Dal calcio femminile a quello maschile. I due momenti clou del romanzo si svolgono in occasione di due date fondamentali per il calcio italiano, questa volta quello dei maschietti: la doppia sfida della nazionale con la Svezia che ha poi decretato la mancata partecipazione dell’Italia al Campionato del Mondo del 2018 in Russia. In occasione della partita di andata, infatti, la giovane Giulia fa il suo primo provino con una squadra femminile di prestigio come l’Atalanta, mentre il giorno della decisiva gara di ritorno si chiude il cerchio delle vicende, soprattutto extracalcistiche, dei tre protagonisti principali.

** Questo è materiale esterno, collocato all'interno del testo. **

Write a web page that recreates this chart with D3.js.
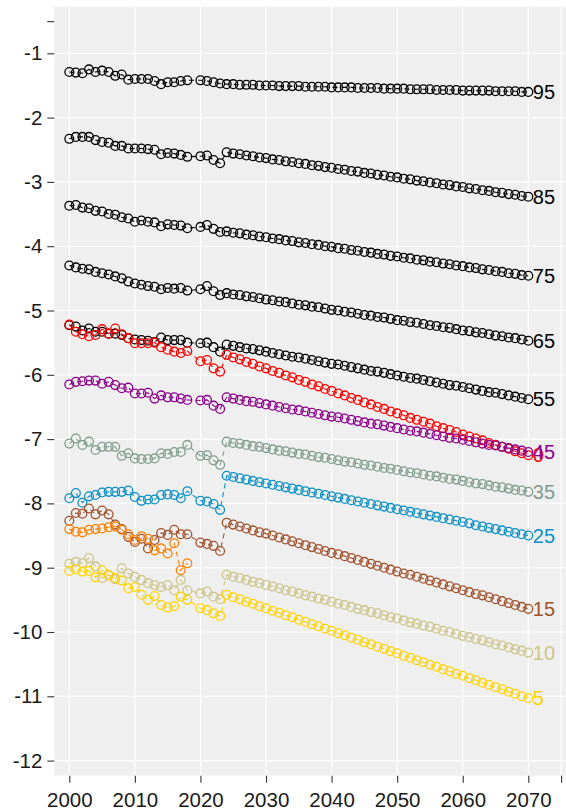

Baruffaldi, giornalista freelance milanese al suo terzo romanzo, traccia un ritratto di Giulia che probabilmente potrebbe rispecchiare la grande passione per il gioco del calcio di decine di altre ragazze della sua età. Non ci sono ostacoli tra lei e il suo sogno, tutti la incoraggiano incluso il nonno materno, il suo primo sostenitore. La ragazzina ha sulla parete della sua cameretta il poster di Cristiano Ronaldo e quando deve fisare un appuntamento non ha dubbi sul luogo dell’incontro: lo stadio di San Siro. “Per me è normale una femmina calciatrice”, dice Giulia al nonno con tutta quella “normalità” che dovrebbe avvicinare al gioco del calcio centinaia di altre bambine come lei.